You are on your way back from vacation feeling rejuvenated, but after a few days, you feel like you need another vacation. The tsunami of work comes flooding back with a vengeance. Projects and deadlines you had sidelined now are front and center, and dirty clothes still await your attention.
Is this just the inevitable evil of vacationing from work, or is there a way to return from time off without stress?
The good news is that it is possible to make a smooth transition. This week, I returned from a 10-day vacation feeling great. I followed some of these tips and my return to reality was easier than after prior summer vacations.
Here are some suggestions for how to return from vacation and stay relaxed:
Start before you leave. Get into the mindset that work may pile up, but you will be going forward with a fresh outlook and a better state of mind. Executive coach Eric Rogell advises you create a “first day back” plan before you leave. “It’s easy to get sucked into emails and phone calls, but those are time and energy drains. Hold off on those and do the important things first. Stick to your plan.”
Delegate. While you're on vacation, if someone else can do it, make sure someone else is doing it. During her vacation this summer in Napa Valley, Kathryn Orosz, a Miami insurance broker and winery investor, designated an associate to cover for her at work. She forwarded email messages that need handling to that person: “They copied me back so I could stay in the loop on how it was being handled. I had to remind myself not to answer anything, just to move the email along.” By delegating, Orosz said she avoided a backlog of correspondence and could jump back in on transactions when she returned, without much stress: “I was just responding on the end of the continuum rather than going back in time.”
Decide upfront how you will handle email. Your decision will make all the difference in your level of post-vacation stress. Rogell said if you’ve created an out-of-office message for your vacation, include directions for whom to contact while you are out and keep the message on for an extra workday. An extra day gives you space to get things sorted out without new expectations piling on. “Use that day to get to the priorities you want to get done,” he said. Even with an out-of-office message, most people check their emails, even if only sporadically. If your emails have piled up, consider making a quick scan, flagging priority messages and deleting all others. Chances are, if it’s important, someone will follow up with you.

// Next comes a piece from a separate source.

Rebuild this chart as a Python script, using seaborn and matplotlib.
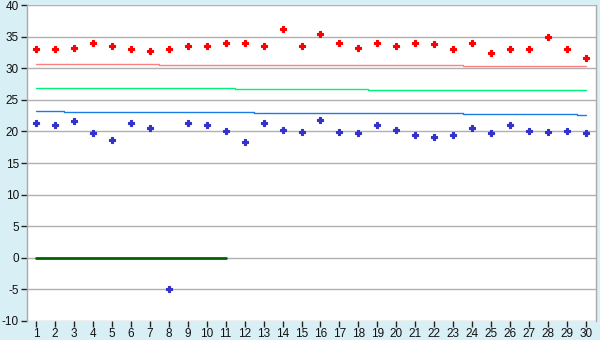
import matplotlib
matplotlib.use("Agg")
import matplotlib.pyplot as plt
import seaborn as sns
import pandas as pd

x_values = list(range(1, 31))
red_points = [33.0, 33.0, 33.3, 34.1, 33.5, 33.0, 32.8, 33.0, 33.5, 33.6,
              34.1, 34.1, 33.6, 36.2, 33.6, 35.5, 34.1, 33.2, 34.1, 33.5,
              34.1, 33.8, 33.0, 33.95, 32.5, 33.0, 33.0, 35.05, 33.0, 31.7]
blue_points = [21.3, 20.95, 21.6, 19.7, 18.7, 21.4, 20.6, -5.0, 21.4, 21.1,
               20.0, 18.25, 21.4, 20.3, 19.85, 21.75, 19.85, 19.7, 20.95, 20.3,
               19.5, 19.2, 19.5, 20.6, 19.7, 21.1, 20.0, 19.85, 20.0, 19.7]
pink_line = [30.65, 30.65, 30.65, 30.65, 30.65, 30.65, 30.65, 30.5, 30.5, 30.5,
             30.5, 30.5, 30.5, 30.5, 30.5, 30.5, 30.5, 30.5, 30.5, 30.5,
             30.5, 30.5, 30.5, 30.3, 30.3, 30.3, 30.3, 30.3, 30.3, 30.3]
green_line = [26.85, 26.85, 26.85, 26.85, 26.85, 26.85, 26.85, 26.85, 26.85, 26.85,
              26.85, 26.7, 26.7, 26.7, 26.7, 26.7, 26.7, 26.7, 26.5, 26.5,
              26.5, 26.5, 26.5, 26.5, 26.5, 26.5, 26.5, 26.5, 26.5, 26.5]
blue_line = [23.2, 23.2, 23.05, 23.05, 23.05, 23.05, 23.05, 23.05, 23.05, 23.05,
             23.05, 23.05, 22.9, 22.9, 22.9, 22.9, 22.9, 22.9, 22.9, 22.9,
             22.9, 22.9, 22.9, 22.75, 22.75, 22.75, 22.75, 22.75, 22.75, 22.6]
dark_x = [1, 2, 3, 4, 5, 6, 7, 8, 9, 10, 11]
dark_line = [-0.1, -0.1, -0.1, -0.1, -0.1, -0.1, -0.1, -0.1, -0.1, -0.1, -0.1]
y_ticks = [-10, -5, 0, 5, 10, 15, 20, 25, 30, 35, 40]
y_tick_labels = ["-10", "-5", "0", "5", "10", "15", "20", "25", "30", "35", "40"]

sns.set_theme(style="white")
plt.rcParams['font.family'] = ['Liberation Sans', 'DejaVu Sans']

fig = plt.figure(figsize=(6.0, 3.4), dpi=100)
fig.patch.set_facecolor("#d9eff6")
ax = fig.add_axes([26.5 / 600, 1 - 320.7 / 340, (595.5 - 26.5) / 600, (320.7 - 5.3) / 340])
ax.set_facecolor("white")

df = pd.DataFrame({"x": x_values, "red": red_points, "blue": blue_points,
                   "pink": pink_line, "green": green_line, "bline": blue_line})
ddf = pd.DataFrame({"x": dark_x, "y": dark_line})

lkw = dict(drawstyle="steps-mid", lw=1.0, ax=ax, legend=False, errorbar=None)
sns.lineplot(data=df, x="x", y="pink", color="#ff8080", **lkw)
sns.lineplot(data=df, x="x", y="green", color="#00f07a", **lkw)
sns.lineplot(data=df, x="x", y="bline", color="#1a7de6", **lkw)
sns.lineplot(data=ddf, x="x", y="y", color="#006400", drawstyle="steps-mid", lw=2.0,
             ax=ax, legend=False, errorbar=None)

sns.scatterplot(data=df, x="x", y="red", color="#ff0000", marker="P", s=18,
                linewidth=0.8, edgecolor="#ff0000", ax=ax, legend=False, zorder=5)
sns.scatterplot(data=df, x="x", y="blue", color="#3333cc", marker="P", s=18,
                linewidth=0.8, edgecolor="#3333cc", ax=ax, legend=False, zorder=5)

ax.set_xlim(0.5, 30.5)
ax.set_ylim(-10, 40)
ax.set_xticks(x_values)
ax.set_yticks(y_ticks)
ax.set_xticklabels([str(v) for v in x_values])
ax.set_yticklabels(y_tick_labels)
ax.yaxis.grid(True, color="#b0b0b0", lw=1.0)
ax.xaxis.grid(False)
ax.set_axisbelow(True)
ax.set_xlabel("")
ax.set_ylabel("")
for s in ["left", "right", "top", "bottom"]:
    ax.spines[s].set_visible(True)
    ax.spines[s].set_color("#aaaaaa")
    ax.spines[s].set_linewidth(1.0)
ax.spines["top"].set_visible(False)
ax.spines["bottom"].set_visible(False)
ax.tick_params(axis="both", which="both", direction="out", length=4, width=1,
               color="#222222", labelsize=8.5, labelcolor="#111111", pad=1.5,
               left=True, bottom=True)

fig.savefig("out.png", dpi=100, facecolor=fig.get_facecolor())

Create a buffer. Professional organizer Diane Hatcher says giving yourself a day or two buffer between vacation and work makes the return much easier. Some people try to maximize their vacation by returning the night before they return to work. They sit on the plane or in the car dreading the next morning and the harsh return to reality it represents. Hatcher advises against that approach. Give yourself at least a day to unpack, wash clothes and open mail, she said. “Sure, unpacking signifies the end of vacation,” she concedes, “but there are consequences of not emptying your suitcase right way.” An unpacked suitcase becomes another thing piled up to tackle while readjusting back to work. “Get it over with, close the door, get dirty clothes into wash, clean clothes put away so you don’t have it hanging over your head,” she said. Instead, you can return to the office ready to take on the workweek.
Schedule properly. Rogell, who loves to take adventure vacations, plans something relaxing the last day of vacation and something fun to look forward to the first post-work evening. He also cautions against packing your work schedule your first day back. Be OK with giving only 70 percent, and don’t force yourself into a 10-hour day, he advises. The goal should be to hang on to that vacation recharge as long as possible.